After hiking for an hour and a half we started looking for the junction and the trail to Reavis Falls. We were stopping frequently to take pictures and admire the views so it was thought that we were progressing slower than the usual estimate of 2 miles an hour. With this in mind we continued onward all the while looking for the intersection. After another hour passed I began to be concerned that we had missed our turn as the altimeter readings exceeded the maximum values that should have been observed on the hike. This fact was pointed out and the discrepancy attributed to the pressure of a storm front moving through. This seemed a reasonable explanation at the time as the weather conditions were alternating back and forth from sunny to overcast. The altimeter readings were therefore not trusted in determining our location. I was unable to take a compass bearing of the features in the area as I could not reconcile the features visible with the topographical maps. Castle Dome was no longer a easily identifiable landmark in the distance because at this point we had passed it by (though we did not realize that at the time). To answer the question of whether we missed our turn or not we turned to a cell phone hiking app which seemed to indicate we had not arrived at the junction yet. So we pressed on.
It was at this point we arrived at an interesting section of trail. Wild wheat grew on either side of us and was reminiscent of a scene from the movie Gladiator. A moderate breeze also added to the likeness and helped cool us off. I later looked up this location and found it to be aptly named: "Windy Pass".
Eventually we arrived at a trail junction labeled Plow Saddle. Given that our destination was Reavis Falls and recalling that Reavis Ranch North intersected other trails further down the line I was now confident that we had missed our turn. The last mile of the hike had been decidedly downhill and as we descended the greenery had increased proportionally. Rather than head back uphill and attempt to find the turn we missed, it was decided to press onward and find a water source and location to camp farther along the trail. I did not have topographical maps extending this far off course and had no information on water sources near our present location. Continuing onward, we soon found a 2nd trail intersection with Frog Tanks trail. At this point we had consumed just over half the water we were carrying. The decision was made to proceed forward for another half an hour and if no water source was found we would turn back for the trail head.
Myself and another fast moving member of the group scouted ahead, frequently checking the creek bed running along the trail for water. There were large quantities of trees and other thirsty flora in the vicinity and our searching was not in vain. Just across a meadow at the intersection of Reavis and Reavis Gap trail we found a series of large pools in a section of the creek bed. The area was well suited for camping with a fire ring, logs to sit on, and dry level ground suitable for tents on the edge of the meadow. After the remainder of the group arrived and began to set up camp we scouted ahead again and found the ruins of Reavis Ranch. It was becoming dark at this point and had started to drizzle so we headed back to our campsite to start dinner and finish pitching the tents.
While collecting firewood we had the good fortune to see an enormous strawberry tarantula and later that night managed to do some long exposure photography of the stormy skies.

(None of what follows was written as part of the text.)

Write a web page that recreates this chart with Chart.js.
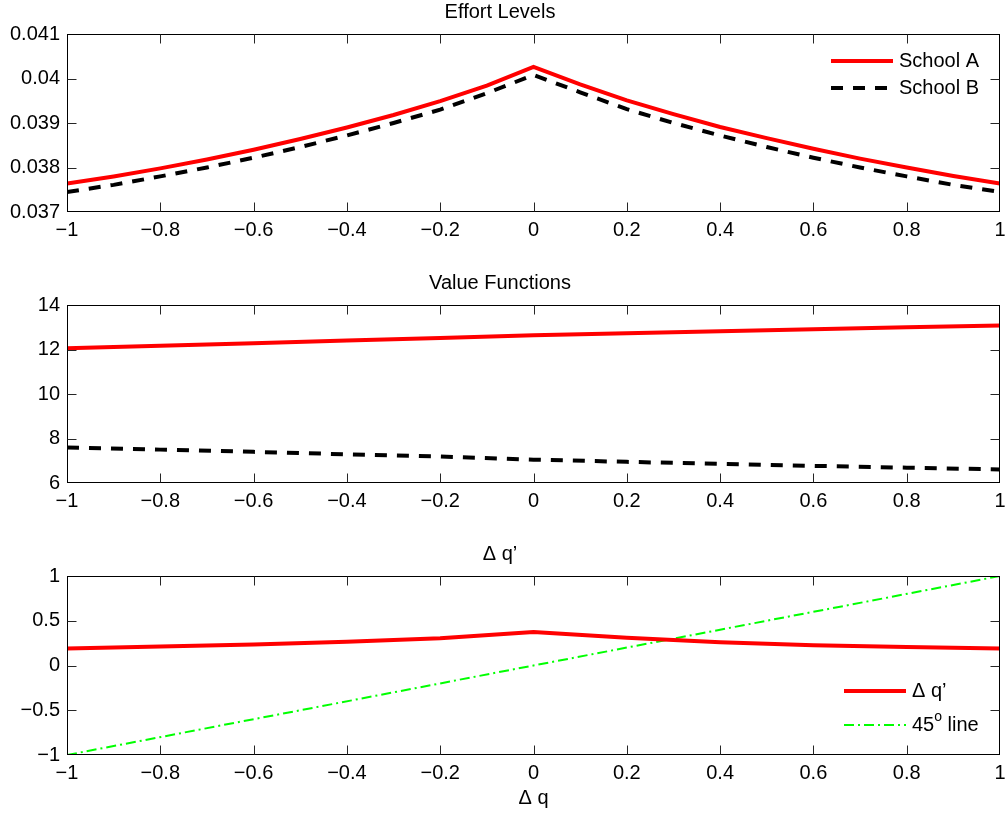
<!DOCTYPE html>
<html>
<head>
<meta charset="utf-8">
<script src="https://cdn.jsdelivr.net/npm/chart.js@4.4.1/dist/chart.umd.min.js"></script>
<style>
  html, body { margin: 0; padding: 0; background: #fff; }
  #wrap { position: relative; width: 1005px; height: 814px; }
  canvas { position: absolute; left: 0; }
</style>
</head>
<body>
<div id="wrap">
  <canvas id="c1" width="1005" height="250" style="top:0px"></canvas>
  <canvas id="c2" width="1005" height="250" style="top:271px"></canvas>
  <canvas id="c3" width="1005" height="272" style="top:542px"></canvas>
</div>
<script>
// effort levels, read at steps of 0.1
const dqFine = [-1, -0.9, -0.8, -0.7, -0.6, -0.5, -0.4, -0.3, -0.2, -0.1, 0,
                0.1, 0.2, 0.3, 0.4, 0.5, 0.6, 0.7, 0.8, 0.9, 1]
const effortA = [0.03764, 0.03780, 0.03798, 0.03818, 0.03840, 0.03864, 0.03890, 0.03918, 0.03949, 0.03984, 0.04026,
                 0.03987, 0.03951, 0.03920, 0.03891, 0.03866, 0.03842, 0.03820, 0.03800, 0.03781, 0.03764]
const effortB = [0.03745, 0.03761, 0.03780, 0.03800, 0.03822, 0.03846, 0.03872, 0.03900, 0.03930, 0.03967, 0.04008,
                 0.03969, 0.03931, 0.03900, 0.03872, 0.03846, 0.03822, 0.03800, 0.03780, 0.03761, 0.03745]

// value functions + policy, steps of 0.2
const dq = [-1, -0.8, -0.6, -0.4, -0.2, 0, 0.2, 0.4, 0.6, 0.8, 1]
const valueA = [12.06, 12.17, 12.28, 12.40, 12.52, 12.64, 12.73, 12.82, 12.91, 13.00, 13.08]
const valueB = [7.60, 7.50, 7.40, 7.29, 7.19, 7.05, 6.95, 6.86, 6.77, 6.69, 6.61]
const dqPrime = [0.190, 0.211, 0.234, 0.264, 0.305, 0.375, 0.309, 0.260, 0.226, 0.207, 0.190]
const lineX = [-1, 1]
const lineY = [-1, 1]

const FONT = "'Liberation Sans', Arial, Helvetica, sans-serif"
Chart.defaults.font.family = FONT
Chart.defaults.font.size = 20
Chart.defaults.color = '#000'

const pts = (xs, ys) => xs.map((x, i) => ({ x: x, y: ys[i] }))
const fmt = v => String(+(+v).toFixed(3)).replace('-', '\u2212')

// matlab style box with inward ticks + hand drawn legend
const boxPlugin = {
  id: 'box',
  afterDraw(chart, args, opts) {
    const ctx = chart.ctx
    const a = chart.chartArea
    const L = Math.round(a.left) + 0.5, R = Math.round(a.right) - 0.5
    const T = Math.round(a.top) + 0.5, B = Math.round(a.bottom) - 0.5
    ctx.save()
    ctx.strokeStyle = '#000'
    ctx.lineWidth = 1
    ctx.setLineDash([])
    ctx.strokeRect(L, T, R - L, B - T)
    ctx.strokeStyle = '#262626'
    const xs = chart.scales.x, ys = chart.scales.y
    ctx.beginPath()
    xs.ticks.forEach(t => {
      const p = Math.round(xs.getPixelForValue(t.value)) + 0.5
      if (p <= L + 1 || p >= R - 1) return
      ctx.moveTo(p, B); ctx.lineTo(p, B - 9)
      ctx.moveTo(p, T); ctx.lineTo(p, T + 9)
    })
    ys.ticks.forEach(t => {
      const p = Math.round(ys.getPixelForValue(t.value)) + 0.5
      if (p <= T + 1 || p >= B - 1) return
      ctx.moveTo(L, p); ctx.lineTo(L + 9, p)
      ctx.moveTo(R, p); ctx.lineTo(R - 9, p)
    })
    ctx.stroke()

    // legend
    const items = opts.items || []
    items.forEach((it, i) => {
      const ds = chart.data.datasets[i]
      const y = a.top + it.dy
      const x0 = a.right - it.dx
      ctx.beginPath()
      ctx.strokeStyle = ds.borderColor
      ctx.lineWidth = ds.borderWidth
      ctx.setLineDash(ds.borderDash || [])
      ctx.moveTo(x0, y); ctx.lineTo(x0 + 62, y)
      ctx.stroke()
      ctx.setLineDash([])
      ctx.fillStyle = '#000'
      ctx.textBaseline = 'middle'
      ctx.textAlign = 'left'
      let tx = x0 + 68
      it.parts.forEach(p => {
        ctx.font = (p.sup ? 14 : 20) + 'px ' + FONT
        ctx.fillText(p.t, tx, y - (p.sup ? 8 : 0))
        tx += ctx.measureText(p.t).width
      })
    })
    ctx.restore()
  }
}

function makeChart(id, title, datasets, yMin, yMax, yStep, legendItems, xTitle, xHeight) {
  return new Chart(document.getElementById(id), {
    type: 'line',
    data: { datasets },
    options: {
      responsive: false,
      animation: false,
      layout: { padding: { left: 0, right: 5, top: 0, bottom: 0 } },
      elements: { point: { radius: 0 }, line: { tension: 0 } },
      plugins: {
        legend: { display: false },
        tooltip: { enabled: false },
        title: {
          display: true, text: title, color: '#000',
          font: { size: 20, weight: 'normal' },
          padding: { top: 0, bottom: 10 }
        },
        box: { items: legendItems }
      },
      scales: {
        x: {
          type: 'linear', min: -1, max: 1,
          grid: { display: false, drawTicks: false },
          border: { display: false },
          ticks: { stepSize: 0.2, padding: 6, maxRotation: 0, callback: fmt },
          title: xTitle ? { display: true, text: xTitle, padding: { top: 2, bottom: 4 } } : { display: false },
          afterFit(s) { s.height = xHeight; s.paddingLeft = 0; s.paddingRight = 0 }
        },
        y: {
          min: yMin, max: yMax,
          grid: { display: false, drawTicks: false },
          border: { display: false },
          ticks: { stepSize: yStep, padding: 7, callback: fmt },
          afterFit(s) { s.width = 67 }
        }
      }
    },
    plugins: [boxPlugin]
  })
}

const red = { borderColor: '#ff0000', borderWidth: 4, fill: false }
const blackDash = { borderColor: '#000000', borderWidth: 4, borderDash: [12, 10], fill: false }

makeChart('c1', 'Effort Levels', [
  Object.assign({ label: 'School A', data: pts(dqFine, effortA) }, red),
  Object.assign({ label: 'School B', data: pts(dqFine, effortB) }, blackDash)
], 0.037, 0.041, 0.001, [
  { dx: 169, dy: 27, parts: [{ t: 'School A' }] },
  { dx: 169, dy: 54, parts: [{ t: 'School B' }] }
], null, 38)

makeChart('c2', 'Value Functions', [
  Object.assign({ label: 'School A', data: pts(dq, valueA) }, red),
  Object.assign({ label: 'School B', data: pts(dq, valueB) }, blackDash)
], 6, 14, 2, [], null, 38)

makeChart('c3', '\u0394 q\u2019', [
  Object.assign({ label: '\u0394 q\u2019', data: pts(dq, dqPrime) }, red),
  { label: '45o line', data: pts(lineX, lineY), borderColor: '#00ff00', borderWidth: 2, borderDash: [10, 4, 2, 4], fill: false }
], -1, 1, 0.5, [
  { dx: 156, dy: 115, parts: [{ t: '\u0394 q\u2019' }] },
  { dx: 156, dy: 149, parts: [{ t: '45' }, { t: 'o', sup: true }, { t: ' line' }] }
], '\u0394 q', 59)
</script>
</body>
</html>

We did get rained on a little but much of the group enjoyed the shower as it had been a long hot hike. Those disinclined to get wet took shelter in the tents. It rained again while we were sleeping and we had to scramble to put the rain fly back on the tent in the middle of the night. The tent in question was poorly ventilated and it was uncomfortably hot inside with the rain fly on.
The next morning we restocked our bottles with boiled water from the pools and enjoyed a breakfast of oatmeal and s'mores pancakes. The hike out was uneventful until the last 2 miles. We picked up the pace considerably when we saw a storm front with thunder, lightning, and heavy rainfall over Castle Dome. Fortunately, the storm passed us by heading northward but it was a close-run thing. We also scared up and got great pictures of a jackrabbit near the trailhead.
There were several important lessons learned during this trip. First and foremost is to extend topographical maps at least to the next trail junction beyond the one you intend to take. That way you can figure out where you are if you miss a junction or make a wrong turn. I also resolved to research all available water sources in the vicinity of the trail for trips in the future and mark them on topographical maps brought for the hike. Having and trusting your instruments is also important. If the altimeter readings were acted upon we would have turned back shortly after missing our turn and made it to our intended destination. I have since done several other trips and find the altimeter to be an accurate and reliable navigational aid.
Despite the navigational issues several actions were taken that ensured ensured that, though longer than expected and not to the intended destination, the trip was still enjoyable. Bringing enough water was crucial, each hiker brought 4 liters so there was no immediate threat of running out of water. Pitching the tents as soon as we reached the campsite was also beneficial. When it started to rain those who wanted to stay dry could take shelter immediately. Having multiple water purification mechanisms also came into play. The primary water filter broke and backup purification mechanisms had to be employed instead.
The hike was notable for having excellent views and an extraordinary quantity and variety of wildlife. It was an excellent desert hike.